Economia não é uma ciência natural. Não há leis universais. Prescrições de políticas dependem de contexto. Sob diferentes contextos, um gasto governamental pode gerar crowding out ou crowding in. O nosso erro está em achar que as oportunidades de crowding in são muitas. Não são. Normalmente estão em países bem pobres e que não passaram por processos de industrialização ou desenvolvimento. O Brasil já é um país industrial com sistema financeiro razoavelmente desenvolvido. Achar que o governo vai saber escolher onde investir de forma a alocar recursos da sociedade de forma eficiente é ser muito ingênuo. Vimos o que aconteceu no governo Dilma. Jogamos meio trilhão de reais pelo ralo (e nos bolsos de muitos corruptos).

Está na hora de virarmos adultos e tratarmos os recursos públicos com seriedade. Eles são escassos. O governo tem papel importante na alocação de recursos e investimentos da sociedade. Mas isso deve ser feito de forma muito criteriosa, de forma a não gerar crowding out. Parcerias público-privadas, se muito bem desenhadas, podem gerar investimentos complementares entre o setor público e privado. Pior que ter errado no passado é continuar insistindo no erro. Políticas econômicas dependem de contexto. Somos um país de classe média baixa preso na “armadilha da classe média”, um termo usado para países que saem da pobreza e param de se desenvolver.

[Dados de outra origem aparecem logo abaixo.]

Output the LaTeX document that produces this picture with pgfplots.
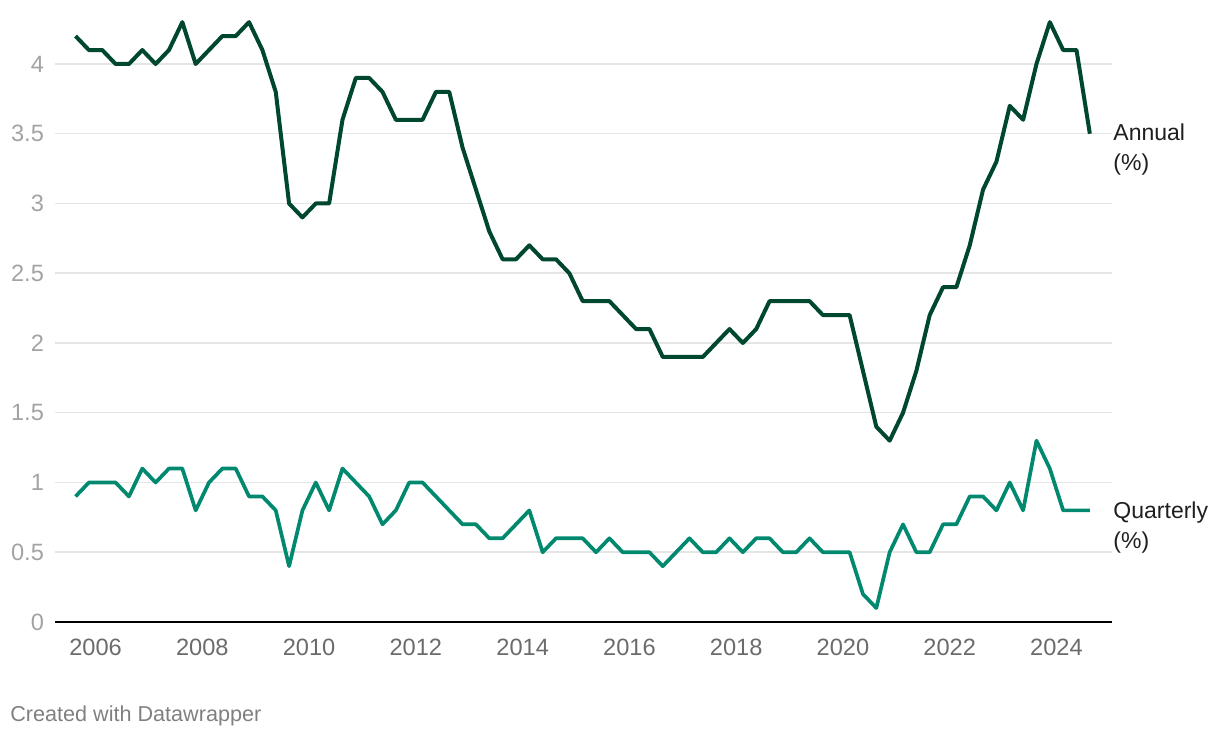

Estamos na vanguarda do atraso, junto com Argentina, Turquia, Rússia, e outros países com instituições medíocres e governos messiânicos. O caminho para sair da crise não é injetar dinheiro público, caro e escasso, e sim permitir e incentivar investimentos privados. Isso parece conselho de economista neoliberal. Não é. O governo pode nos tirar dessa situação. Criando regras claras, mostrando competência na gestão da coisa pública, e gerando credibilidade para que empresas locais e internacionais invistam no país. Mas sem submarinos nucleares.